In the past the rich spent or invested most of their money, employing other people. Today a large proportion is effectively hoarded. More than 95% of the world's savings - much of it deriving from top incomes - is "grown" by speculative trading through the financial sector, not invested in productive enterprise.

There are now effectively only two classes - one with capital; the other without. Senator John Edwards, a Democrat presidential hopeful, says: "There are two Americas. One that does the work and one that reaps the rewards ... middle-class America, whose needs Washington has long forgotten; and another America - narrow-interest America - whose every wish is Washington's command:"

Capital owners can demand and get historically high proportions of the product of all countries - because
they are allowed to move their capital from country to country. Rates of return of between 30% and 40% are not unusual. Only 30 years ago, 10% was considered very good.
As "unearned income"; it attracted more tax than worked-for income. Today it may be untaxed, because capital owners - having the power to move - profoundly influence government policy. Low taxes on capital are only one example - "flexible" labour laws and privatisation are others. The middle classes must save and ensure for health and education because capital owners frown on government expenditure on any but the most rudimentary education and health care. All this is unfair to people without capital. Even worse is the danger posed to economic and social systems globally.

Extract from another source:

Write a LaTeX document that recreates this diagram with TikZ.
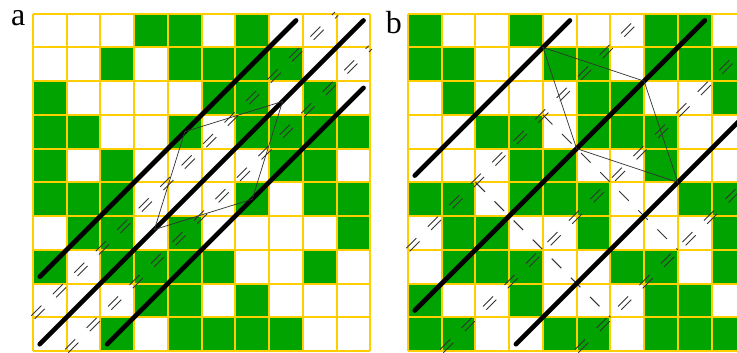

Daily fear of starvation is the fate of poor people everywhere. But everywhere, also, middle-class people are getting into terrifying debt; having homes repossessed; falling behind on medical insurance and pension payments, and leading a life of insecurity, stress and conflict.

Divorce, family violence, mental illness, drug abuse and delinquency follow. So does a disrespect for law and profound cynicism about politics.

The middle class is traditionally considered society's stable back-bone. It holds traditional ethics about decency and good behaviour. It is generally well-educated and values education.

It is about moderation, stability and abiding by the law. And it is often charitable. It can be mocked for this --- but it is lost at our peril.